*THE TASK:*
Quote every line of the data below as it stands, omitting pictures.

*SUPPLIED INFORMATION:*

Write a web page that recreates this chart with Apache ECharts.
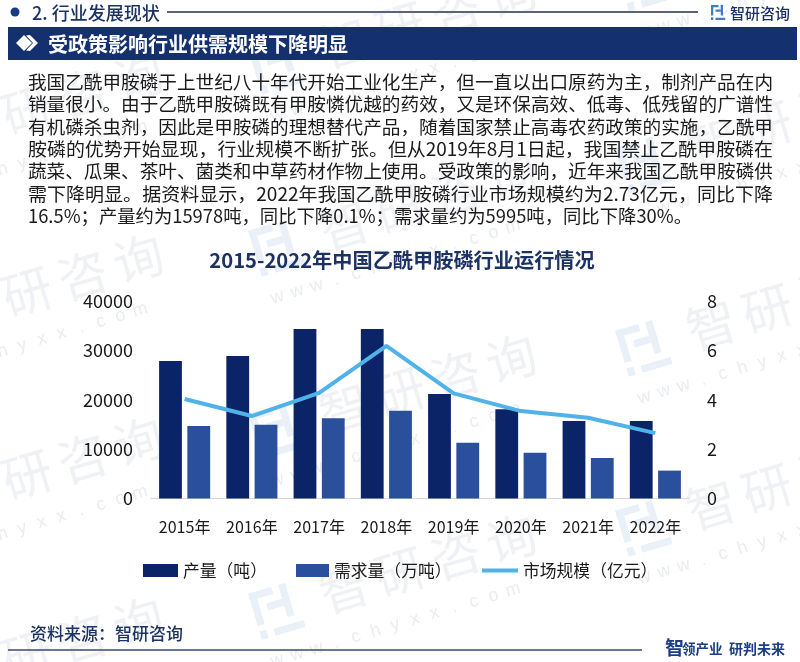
<!DOCTYPE html>
<html><head><meta charset="utf-8">
<style>html,body{margin:0;padding:0;background:#fff}#c{width:800px;height:662px}</style>
<script src="https://cdn.jsdelivr.net/npm/echarts@6/dist/echarts.min.js"></script>
</head><body><div id="c"></div>
<script>
const categories = ['2015年','2016年','2017年','2018年','2019年','2020年','2021年','2022年'];
const output = [27850,28860,34330,34330,21160,18060,15700,15700];
const demand = [14680,14950,16240,17780,11300,9280,8200,5650];
const market = [4.03,3.34,4.28,6.18,4.26,3.54,3.27,2.65];
const bodyLines = [
 '我国乙酰甲胺磷于上世纪八十年代开始工业化生产，但一直以出口原药为主，制剂产品在内',
 '销量很小。由于乙酰甲胺磷既有甲胺憐优越的药效，又是环保高效、低毒、低残留的广谱性',
 '有机磷杀虫剂，因此是甲胺磷的理想替代产品，随着国家禁止高毒农药政策的实施，乙酰甲',
 '胺磷的优势开始显现，行业规模不断扩张。但从2019年8月1日起，我国禁止乙酰甲胺磷在',
 '蔬菜、瓜果、茶叶、菌类和中草药材作物上使用。受政策的影响，近年来我国乙酰甲胺磷供',
 '需下降明显。据资料显示，2022年我国乙酰甲胺磷行业市场规模约为2.73亿元，同比下降',
 '16.5%；产量约为15978吨，同比下降0.1%；需求量约为5995吨，同比下降30%。'
];
const CJK = '"Noto Sans CJK SC","Noto Sans",sans-serif';
const NAVY = '#0b2468', BLUE = '#2a4f9c', SKY = '#4fb3ea';

function txt(x,y,t,size,color,weight,align){
  return {type:'text',x,y,silent:true,style:{text:t,font:`${weight||'normal'} ${size}px ${CJK}`,fill:color,textAlign:align||'left',textVerticalAlign:'middle'}};
}
function logo(x,y,s,color,rot){
  const u=s/10;
  return {type:'group',x,y,rotation:rot||0,silent:true,children:[
    {type:'rect',shape:{x:0,y:0,width:5*u,height:1.5*u},style:{fill:color}},
    {type:'rect',shape:{x:0,y:0,width:1.5*u,height:7*u},style:{fill:color}},
    {type:'rect',shape:{x:0,y:8.2*u,width:1.5*u,height:1.8*u},style:{fill:color}},
    {type:'rect',shape:{x:3*u,y:3*u,width:3.5*u,height:1.5*u},style:{fill:color}},
    {type:'rect',shape:{x:6.5*u,y:0,width:1.5*u,height:7*u},style:{fill:color}},
    {type:'rect',shape:{x:3*u,y:8.5*u,width:6.5*u,height:1.5*u},style:{fill:color}}
  ]};
}
function mark(x,y){
  const c=[logo(-24,-24,48,'#e9f0f8',0)];
  '智研咨询'.split('').forEach((ch,i)=>c.push({type:'text',x:70+i*58,y:-2,silent:true,style:{text:ch,font:`50px ${CJK}`,fill:'#eff1f5',textAlign:'center',textVerticalAlign:'middle'}}));
  'www.chyxx.com'.split('').forEach((ch,i)=>c.push({type:'text',x:-15+i*20.5,y:48,silent:true,style:{text:ch,font:'18px "Liberation Sans"',fill:'#e9ecf1',textAlign:'center',textVerticalAlign:'middle'}}));
  return {type:'group',x,y,rotation:0.29,silent:true,children:c};
}
const g=[];
[[-95,693],[-95,513],[-95,330],[-95,148],
 [278,610],[278,430],[278,247],[278,65],
 [645,527],[645,347],[645,164],[645,-18]].forEach(p=>g.push(mark(p[0],p[1])));
// header
g.push({type:'circle',silent:true,shape:{cx:15,cy:12,r:4.5},style:{fill:'#1a3a80'}});
g.push(txt(32,13,'2. 行业发展现状',18,'#1d3264','500'));
g.push({type:'line',silent:true,shape:{x1:167,y1:12,x2:698,y2:12},style:{stroke:'#5a6476',lineWidth:2}});
g.push(logo(711,5,15,'#3a7fc4',0));
g.push(txt(730,13,'智研咨询',15,'#1d3264','500'));
g.push({type:'rect',silent:true,shape:{x:8,y:27,width:789,height:33},style:{fill:'#15306f'}});
g.push({type:'polygon',silent:true,shape:{points:[[16,43],[24,35],[32,43],[24,51]]},style:{fill:'#fff'}});
g.push({type:'polygon',silent:true,shape:{points:[[26,35.5],[30,35],[38,43],[30,51],[26,50.5],[33,43]]},style:{fill:'#fff'}});
g.push(txt(48,44,'受政策影响行业供需规模下降明显',20,'#fff','bold'));
// body text: each line fitted to the width it has in the reference
const measure=document.createElement('canvas').getContext('2d');
const BODY=18.6;
measure.font=`${BODY}px "Noto Sans CJK SC"`;
const ends=[773,773,773,773,773,773,692];
bodyLines.forEach((t,i)=>{
  const el=txt(28,82+i*22.3,t,BODY,'#1a1a1a');
  el.scaleX=(ends[i]-28)/measure.measureText(t).width;
  g.push(el);
});
// footer
g.push(txt(30,634,'资料来源：智研咨询',17,'#1d3264','500'));
g.push({type:'line',silent:true,shape:{x1:8,y1:650,x2:642,y2:650},style:{stroke:'#3a4a78',lineWidth:1.5}});
g.push(txt(665,648,'智',19,'#1d3c86','bold'));
g.push(txt(682,649,'领产业',13.5,'#1d3c86','bold'));
g.push(txt(729,649,'研判未来',14,'#1d3c86','bold'));

const legendText={fontFamily:CJK,fontSize:16.8,color:'#1a1a1a'};
const chart=echarts.init(document.getElementById('c'),null,{renderer:'canvas'});
chart.setOption({
  animation:false,
  backgroundColor:'#fff',
  title:{text:'2015-2022年中国乙酰甲胺磷行业运行情况',left:397,top:245,textAlign:'center',
    textStyle:{fontFamily:CJK,fontSize:20.2,fontWeight:'bold',color:'#1d3264'}},
  grid:{left:151,right:111,top:301,height:197.5},
  legend:[
    {left:138,top:557,itemWidth:35,itemHeight:13,icon:'rect',textStyle:legendText,data:['产量（吨）']},
    {left:291,top:557,itemWidth:33,itemHeight:13,icon:'rect',textStyle:legendText,data:['需求量（万吨）']},
    {left:477,top:557,itemWidth:36,itemHeight:4,icon:'rect',textStyle:legendText,data:['市场规模（亿元）']}
  ],
  xAxis:{type:'category',data:categories,axisTick:{show:false},
    axisLine:{lineStyle:{color:'#d5d8de',width:1}},
    axisLabel:{fontFamily:CJK,fontSize:16,color:'#1a1a1a',margin:20}},
  yAxis:[
    {type:'value',min:0,max:40000,interval:10000,splitLine:{show:false},axisLine:{show:false},axisTick:{show:false},
     axisLabel:{fontFamily:CJK,fontSize:18,color:'#1a1a1a',margin:18,formatter:v=>String(v)}},
    {type:'value',min:0,max:8,interval:2,splitLine:{show:false},axisLine:{show:false},axisTick:{show:false},
     axisLabel:{fontFamily:CJK,fontSize:18,color:'#1a1a1a',margin:18}}
  ],
  series:[
    {name:'产量（吨）',type:'bar',data:output,barWidth:22.8,barGap:'24%',itemStyle:{color:NAVY},z:3},
    {name:'需求量（万吨）',type:'bar',data:demand,barWidth:22.8,barGap:'24%',itemStyle:{color:BLUE},z:3},
    {name:'市场规模（亿元）',type:'line',yAxisIndex:1,data:market,symbol:'none',lineStyle:{color:SKY,width:4},itemStyle:{color:SKY},z:4}
  ],
  graphic:{elements:g}
});
</script></body></html>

*RESPONSE TO THE EXERCISE:*
Write a web page that recreates this chart with Apache ECharts.
<!DOCTYPE html>
<html><head><meta charset="utf-8">
<style>html,body{margin:0;padding:0;background:#fff}#c{width:800px;height:662px}</style>
<script src="https://cdn.jsdelivr.net/npm/echarts@6/dist/echarts.min.js"></script>
</head><body><div id="c"></div>
<script>
const categories = ['2015年','2016年','2017年','2018年','2019年','2020年','2021年','2022年'];
const output = [27850,28860,34330,34330,21160,18060,15700,15700];
const demand = [14680,14950,16240,17780,11300,9280,8200,5650];
const market = [4.03,3.34,4.28,6.18,4.26,3.54,3.27,2.65];
const bodyLines = [
 '我国乙酰甲胺磷于上世纪八十年代开始工业化生产，但一直以出口原药为主，制剂产品在内',
 '销量很小。由于乙酰甲胺磷既有甲胺憐优越的药效，又是环保高效、低毒、低残留的广谱性',
 '有机磷杀虫剂，因此是甲胺磷的理想替代产品，随着国家禁止高毒农药政策的实施，乙酰甲',
 '胺磷的优势开始显现，行业规模不断扩张。但从2019年8月1日起，我国禁止乙酰甲胺磷在',
 '蔬菜、瓜果、茶叶、菌类和中草药材作物上使用。受政策的影响，近年来我国乙酰甲胺磷供',
 '需下降明显。据资料显示，2022年我国乙酰甲胺磷行业市场规模约为2.73亿元，同比下降',
 '16.5%；产量约为15978吨，同比下降0.1%；需求量约为5995吨，同比下降30%。'
];
const CJK = '"Noto Sans CJK SC","Noto Sans",sans-serif';
const NAVY = '#0b2468', BLUE = '#2a4f9c', SKY = '#4fb3ea';

function txt(x,y,t,size,color,weight,align){
  return {type:'text',x,y,silent:true,style:{text:t,font:`${weight||'normal'} ${size}px ${CJK}`,fill:color,textAlign:align||'left',textVerticalAlign:'middle'}};
}
function logo(x,y,s,color,rot){
  const u=s/10;
  return {type:'group',x,y,rotation:rot||0,silent:true,children:[
    {type:'rect',shape:{x:0,y:0,width:5*u,height:1.5*u},style:{fill:color}},
    {type:'rect',shape:{x:0,y:0,width:1.5*u,height:7*u},style:{fill:color}},
    {type:'rect',shape:{x:0,y:8.2*u,width:1.5*u,height:1.8*u},style:{fill:color}},
    {type:'rect',shape:{x:3*u,y:3*u,width:3.5*u,height:1.5*u},style:{fill:color}},
    {type:'rect',shape:{x:6.5*u,y:0,width:1.5*u,height:7*u},style:{fill:color}},
    {type:'rect',shape:{x:3*u,y:8.5*u,width:6.5*u,height:1.5*u},style:{fill:color}}
  ]};
}
function mark(x,y){
  const c=[logo(-24,-24,48,'#e9f0f8',0)];
  '智研咨询'.split('').forEach((ch,i)=>c.push({type:'text',x:70+i*58,y:-2,silent:true,style:{text:ch,font:`50px ${CJK}`,fill:'#eff1f5',textAlign:'center',textVerticalAlign:'middle'}}));
  'www.chyxx.com'.split('').forEach((ch,i)=>c.push({type:'text',x:-15+i*20.5,y:48,silent:true,style:{text:ch,font:'18px "Liberation Sans"',fill:'#e9ecf1',textAlign:'center',textVerticalAlign:'middle'}}));
  return {type:'group',x,y,rotation:0.29,silent:true,children:c};
}
const g=[];
[[-95,693],[-95,513],[-95,330],[-95,148],
 [278,610],[278,430],[278,247],[278,65],
 [645,527],[645,347],[645,164],[645,-18]].forEach(p=>g.push(mark(p[0],p[1])));
// header
g.push({type:'circle',silent:true,shape:{cx:15,cy:12,r:4.5},style:{fill:'#1a3a80'}});
g.push(txt(32,13,'2. 行业发展现状',18,'#1d3264','500'));
g.push({type:'line',silent:true,shape:{x1:167,y1:12,x2:698,y2:12},style:{stroke:'#5a6476',lineWidth:2}});
g.push(logo(711,5,15,'#3a7fc4',0));
g.push(txt(730,13,'智研咨询',15,'#1d3264','500'));
g.push({type:'rect',silent:true,shape:{x:8,y:27,width:789,height:33},style:{fill:'#15306f'}});
g.push({type:'polygon',silent:true,shape:{points:[[16,43],[24,35],[32,43],[24,51]]},style:{fill:'#fff'}});
g.push({type:'polygon',silent:true,shape:{points:[[26,35.5],[30,35],[38,43],[30,51],[26,50.5],[33,43]]},style:{fill:'#fff'}});
g.push(txt(48,44,'受政策影响行业供需规模下降明显',20,'#fff','bold'));
// body text: each line fitted to the width it has in the reference
const measure=document.createElement('canvas').getContext('2d');
const BODY=18.6;
measure.font=`${BODY}px "Noto Sans CJK SC"`;
const ends=[773,773,773,773,773,773,692];
bodyLines.forEach((t,i)=>{
  const el=txt(28,82+i*22.3,t,BODY,'#1a1a1a');
  el.scaleX=(ends[i]-28)/measure.measureText(t).width;
  g.push(el);
});
// footer
g.push(txt(30,634,'资料来源：智研咨询',17,'#1d3264','500'));
g.push({type:'line',silent:true,shape:{x1:8,y1:650,x2:642,y2:650},style:{stroke:'#3a4a78',lineWidth:1.5}});
g.push(txt(665,648,'智',19,'#1d3c86','bold'));
g.push(txt(682,649,'领产业',13.5,'#1d3c86','bold'));
g.push(txt(729,649,'研判未来',14,'#1d3c86','bold'));

const legendText={fontFamily:CJK,fontSize:16.8,color:'#1a1a1a'};
const chart=echarts.init(document.getElementById('c'),null,{renderer:'canvas'});
chart.setOption({
  animation:false,
  backgroundColor:'#fff',
  title:{text:'2015-2022年中国乙酰甲胺磷行业运行情况',left:397,top:245,textAlign:'center',
    textStyle:{fontFamily:CJK,fontSize:20.2,fontWeight:'bold',color:'#1d3264'}},
  grid:{left:151,right:111,top:301,height:197.5},
  legend:[
    {left:138,top:557,itemWidth:35,itemHeight:13,icon:'rect',textStyle:legendText,data:['产量（吨）']},
    {left:291,top:557,itemWidth:33,itemHeight:13,icon:'rect',textStyle:legendText,data:['需求量（万吨）']},
    {left:477,top:557,itemWidth:36,itemHeight:4,icon:'rect',textStyle:legendText,data:['市场规模（亿元）']}
  ],
  xAxis:{type:'category',data:categories,axisTick:{show:false},
    axisLine:{lineStyle:{color:'#d5d8de',width:1}},
    axisLabel:{fontFamily:CJK,fontSize:16,color:'#1a1a1a',margin:20}},
  yAxis:[
    {type:'value',min:0,max:40000,interval:10000,splitLine:{show:false},axisLine:{show:false},axisTick:{show:false},
     axisLabel:{fontFamily:CJK,fontSize:18,color:'#1a1a1a',margin:18,formatter:v=>String(v)}},
    {type:'value',min:0,max:8,interval:2,splitLine:{show:false},axisLine:{show:false},axisTick:{show:false},
     axisLabel:{fontFamily:CJK,fontSize:18,color:'#1a1a1a',margin:18}}
  ],
  series:[
    {name:'产量（吨）',type:'bar',data:output,barWidth:22.8,barGap:'24%',itemStyle:{color:NAVY},z:3},
    {name:'需求量（万吨）',type:'bar',data:demand,barWidth:22.8,barGap:'24%',itemStyle:{color:BLUE},z:3},
    {name:'市场规模（亿元）',type:'line',yAxisIndex:1,data:market,symbol:'none',lineStyle:{color:SKY,width:4},itemStyle:{color:SKY},z:4}
  ],
  graphic:{elements:g}
});
</script></body></html>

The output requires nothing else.